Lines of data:

*-*-*

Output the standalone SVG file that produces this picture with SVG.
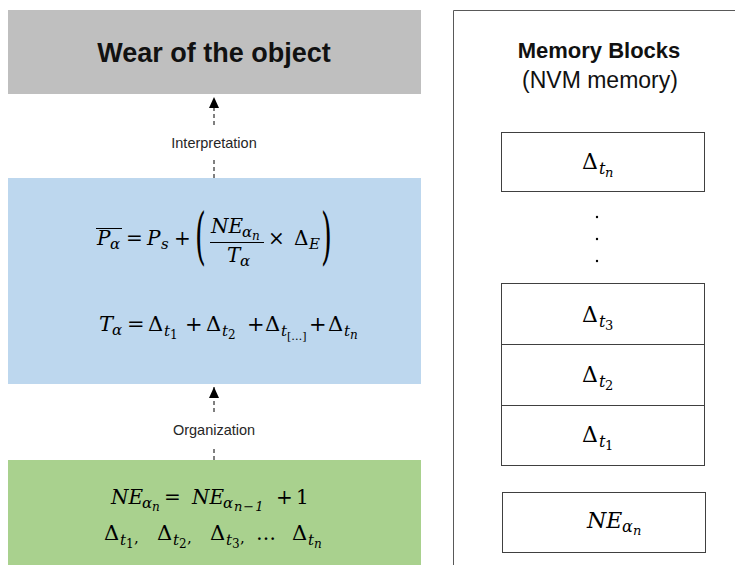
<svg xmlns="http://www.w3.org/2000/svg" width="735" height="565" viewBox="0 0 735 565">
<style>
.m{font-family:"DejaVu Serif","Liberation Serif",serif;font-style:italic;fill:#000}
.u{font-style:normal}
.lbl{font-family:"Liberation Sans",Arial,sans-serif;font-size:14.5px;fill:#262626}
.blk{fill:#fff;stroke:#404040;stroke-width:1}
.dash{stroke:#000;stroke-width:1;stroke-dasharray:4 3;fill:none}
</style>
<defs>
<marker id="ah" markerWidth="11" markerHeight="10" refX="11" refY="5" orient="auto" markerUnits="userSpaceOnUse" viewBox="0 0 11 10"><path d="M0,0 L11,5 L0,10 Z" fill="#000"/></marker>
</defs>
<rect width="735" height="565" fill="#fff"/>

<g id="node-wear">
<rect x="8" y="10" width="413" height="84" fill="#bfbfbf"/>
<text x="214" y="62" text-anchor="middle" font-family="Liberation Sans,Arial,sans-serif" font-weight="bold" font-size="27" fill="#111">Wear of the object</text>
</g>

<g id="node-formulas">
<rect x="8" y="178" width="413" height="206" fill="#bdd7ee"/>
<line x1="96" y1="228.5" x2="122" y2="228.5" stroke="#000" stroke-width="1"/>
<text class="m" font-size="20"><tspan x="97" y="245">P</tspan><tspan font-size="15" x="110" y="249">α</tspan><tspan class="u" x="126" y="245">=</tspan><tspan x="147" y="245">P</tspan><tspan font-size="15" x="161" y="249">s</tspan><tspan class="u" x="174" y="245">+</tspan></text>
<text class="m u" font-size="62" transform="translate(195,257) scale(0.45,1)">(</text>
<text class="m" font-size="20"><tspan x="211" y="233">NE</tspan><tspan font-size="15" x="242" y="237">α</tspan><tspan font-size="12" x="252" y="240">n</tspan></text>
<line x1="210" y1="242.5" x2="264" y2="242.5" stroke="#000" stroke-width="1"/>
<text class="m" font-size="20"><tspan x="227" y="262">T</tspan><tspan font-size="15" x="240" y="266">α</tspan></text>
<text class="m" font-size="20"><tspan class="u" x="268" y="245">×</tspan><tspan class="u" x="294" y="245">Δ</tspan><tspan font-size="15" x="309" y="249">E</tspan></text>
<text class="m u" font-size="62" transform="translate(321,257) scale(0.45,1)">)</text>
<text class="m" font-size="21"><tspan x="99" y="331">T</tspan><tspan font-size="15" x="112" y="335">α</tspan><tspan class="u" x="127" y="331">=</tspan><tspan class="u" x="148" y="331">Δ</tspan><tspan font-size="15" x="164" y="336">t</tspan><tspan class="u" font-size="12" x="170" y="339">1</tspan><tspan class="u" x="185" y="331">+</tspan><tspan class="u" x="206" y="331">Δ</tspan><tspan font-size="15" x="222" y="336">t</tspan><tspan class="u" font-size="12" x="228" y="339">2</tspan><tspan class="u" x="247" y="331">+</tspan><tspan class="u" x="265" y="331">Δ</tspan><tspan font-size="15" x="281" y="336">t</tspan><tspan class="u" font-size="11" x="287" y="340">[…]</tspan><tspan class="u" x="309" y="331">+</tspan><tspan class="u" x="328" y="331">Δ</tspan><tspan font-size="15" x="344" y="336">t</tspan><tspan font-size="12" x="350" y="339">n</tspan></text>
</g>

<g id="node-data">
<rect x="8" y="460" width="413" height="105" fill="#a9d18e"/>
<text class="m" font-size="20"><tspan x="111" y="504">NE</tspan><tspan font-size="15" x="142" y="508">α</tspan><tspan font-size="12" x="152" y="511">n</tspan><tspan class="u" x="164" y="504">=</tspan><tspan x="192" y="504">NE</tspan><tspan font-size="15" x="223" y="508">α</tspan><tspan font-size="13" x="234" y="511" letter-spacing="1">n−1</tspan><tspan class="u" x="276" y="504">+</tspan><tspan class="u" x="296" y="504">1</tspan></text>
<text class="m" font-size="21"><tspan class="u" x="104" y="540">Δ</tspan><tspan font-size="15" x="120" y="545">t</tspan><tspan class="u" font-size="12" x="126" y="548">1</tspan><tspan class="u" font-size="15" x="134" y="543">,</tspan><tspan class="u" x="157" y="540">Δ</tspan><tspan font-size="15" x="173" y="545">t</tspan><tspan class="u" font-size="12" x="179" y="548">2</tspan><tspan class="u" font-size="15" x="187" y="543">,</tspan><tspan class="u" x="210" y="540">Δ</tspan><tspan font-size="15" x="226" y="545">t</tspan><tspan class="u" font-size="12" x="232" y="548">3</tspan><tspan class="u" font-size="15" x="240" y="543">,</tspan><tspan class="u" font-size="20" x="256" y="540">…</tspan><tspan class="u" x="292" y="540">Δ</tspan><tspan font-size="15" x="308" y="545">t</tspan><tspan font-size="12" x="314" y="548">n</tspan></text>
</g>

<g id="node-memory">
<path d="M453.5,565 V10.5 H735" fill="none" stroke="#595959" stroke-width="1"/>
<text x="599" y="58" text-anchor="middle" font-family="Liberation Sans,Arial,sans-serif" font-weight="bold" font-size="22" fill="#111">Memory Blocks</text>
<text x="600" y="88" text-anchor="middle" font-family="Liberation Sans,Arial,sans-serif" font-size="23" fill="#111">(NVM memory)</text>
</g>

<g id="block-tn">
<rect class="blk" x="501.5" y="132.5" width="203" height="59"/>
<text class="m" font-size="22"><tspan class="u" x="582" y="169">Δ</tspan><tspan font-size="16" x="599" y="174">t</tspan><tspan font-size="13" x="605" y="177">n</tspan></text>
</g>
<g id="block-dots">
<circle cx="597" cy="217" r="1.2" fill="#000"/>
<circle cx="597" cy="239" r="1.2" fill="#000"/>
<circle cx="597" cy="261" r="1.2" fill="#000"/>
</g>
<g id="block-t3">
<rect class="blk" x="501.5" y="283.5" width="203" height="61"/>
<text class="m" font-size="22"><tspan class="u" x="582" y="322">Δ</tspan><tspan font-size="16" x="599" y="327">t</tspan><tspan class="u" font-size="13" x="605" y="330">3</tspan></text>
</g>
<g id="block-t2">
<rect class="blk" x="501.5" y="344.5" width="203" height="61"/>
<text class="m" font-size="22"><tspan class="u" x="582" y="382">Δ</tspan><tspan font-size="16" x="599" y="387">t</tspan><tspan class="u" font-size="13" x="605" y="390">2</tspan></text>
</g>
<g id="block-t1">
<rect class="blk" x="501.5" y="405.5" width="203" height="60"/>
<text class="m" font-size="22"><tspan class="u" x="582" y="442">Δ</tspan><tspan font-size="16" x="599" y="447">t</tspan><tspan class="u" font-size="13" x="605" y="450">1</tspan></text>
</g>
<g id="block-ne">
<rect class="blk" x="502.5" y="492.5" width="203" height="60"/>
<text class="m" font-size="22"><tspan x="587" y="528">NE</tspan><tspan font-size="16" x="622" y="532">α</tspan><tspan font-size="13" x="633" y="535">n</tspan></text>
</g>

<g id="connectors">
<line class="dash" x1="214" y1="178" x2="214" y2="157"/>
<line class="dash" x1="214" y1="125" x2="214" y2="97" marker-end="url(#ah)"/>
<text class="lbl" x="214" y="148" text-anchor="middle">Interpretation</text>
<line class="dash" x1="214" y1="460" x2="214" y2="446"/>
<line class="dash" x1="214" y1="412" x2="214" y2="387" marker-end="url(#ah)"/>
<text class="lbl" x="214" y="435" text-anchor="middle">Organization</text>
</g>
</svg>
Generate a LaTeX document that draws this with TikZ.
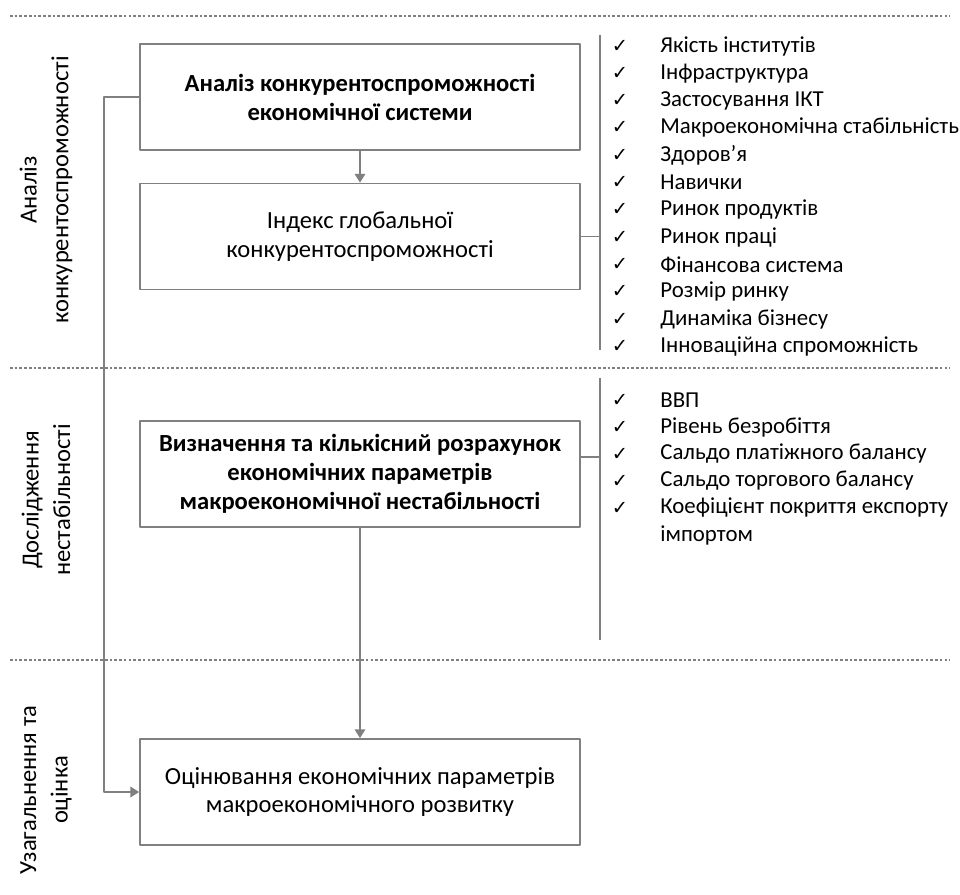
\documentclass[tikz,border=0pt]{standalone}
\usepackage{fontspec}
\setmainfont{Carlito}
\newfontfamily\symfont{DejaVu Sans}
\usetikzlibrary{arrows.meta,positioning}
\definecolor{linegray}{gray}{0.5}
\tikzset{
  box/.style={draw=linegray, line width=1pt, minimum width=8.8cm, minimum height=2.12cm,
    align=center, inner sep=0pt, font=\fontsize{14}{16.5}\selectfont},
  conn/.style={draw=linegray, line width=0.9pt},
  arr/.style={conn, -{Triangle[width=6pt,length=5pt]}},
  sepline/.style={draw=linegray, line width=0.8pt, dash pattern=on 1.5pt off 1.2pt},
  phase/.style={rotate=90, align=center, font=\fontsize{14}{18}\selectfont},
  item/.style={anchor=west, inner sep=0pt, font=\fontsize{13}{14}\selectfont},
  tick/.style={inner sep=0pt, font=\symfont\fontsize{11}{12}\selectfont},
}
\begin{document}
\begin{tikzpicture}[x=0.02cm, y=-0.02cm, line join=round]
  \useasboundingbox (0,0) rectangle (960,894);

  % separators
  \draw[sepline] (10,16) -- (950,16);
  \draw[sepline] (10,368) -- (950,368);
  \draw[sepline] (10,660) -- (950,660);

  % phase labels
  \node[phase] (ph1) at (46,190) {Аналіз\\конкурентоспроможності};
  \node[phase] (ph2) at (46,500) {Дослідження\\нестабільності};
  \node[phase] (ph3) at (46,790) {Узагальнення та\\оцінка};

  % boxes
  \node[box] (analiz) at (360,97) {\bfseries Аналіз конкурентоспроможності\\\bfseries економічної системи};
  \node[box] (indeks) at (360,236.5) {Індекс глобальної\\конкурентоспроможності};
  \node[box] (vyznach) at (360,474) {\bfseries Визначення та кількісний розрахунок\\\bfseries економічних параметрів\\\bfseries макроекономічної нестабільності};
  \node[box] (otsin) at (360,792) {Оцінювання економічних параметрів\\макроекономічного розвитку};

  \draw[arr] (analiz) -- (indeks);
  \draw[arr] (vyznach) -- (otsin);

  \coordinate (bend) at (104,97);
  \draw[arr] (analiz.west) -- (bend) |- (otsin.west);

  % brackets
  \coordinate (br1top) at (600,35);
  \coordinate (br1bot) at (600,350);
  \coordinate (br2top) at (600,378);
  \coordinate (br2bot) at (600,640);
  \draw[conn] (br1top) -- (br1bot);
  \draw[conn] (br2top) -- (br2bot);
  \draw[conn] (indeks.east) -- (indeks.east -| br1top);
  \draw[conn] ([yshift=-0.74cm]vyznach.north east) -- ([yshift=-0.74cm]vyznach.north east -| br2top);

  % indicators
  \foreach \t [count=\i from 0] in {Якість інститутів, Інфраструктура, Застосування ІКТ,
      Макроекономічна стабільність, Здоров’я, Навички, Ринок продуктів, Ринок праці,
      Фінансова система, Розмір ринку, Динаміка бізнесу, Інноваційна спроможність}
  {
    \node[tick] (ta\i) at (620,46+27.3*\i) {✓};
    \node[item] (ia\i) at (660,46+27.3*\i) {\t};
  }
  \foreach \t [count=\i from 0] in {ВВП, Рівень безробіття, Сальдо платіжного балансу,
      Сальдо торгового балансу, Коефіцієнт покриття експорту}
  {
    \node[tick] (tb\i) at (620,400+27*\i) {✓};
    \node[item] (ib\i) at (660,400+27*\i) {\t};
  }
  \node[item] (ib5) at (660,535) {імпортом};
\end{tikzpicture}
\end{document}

*-*-*

■ Stated task
Read the entries and select each line where the word "with" is found.

■ Task response
Output the standalone SVG file that produces this picture with SVG.
Generate a LaTeX document that draws this with TikZ.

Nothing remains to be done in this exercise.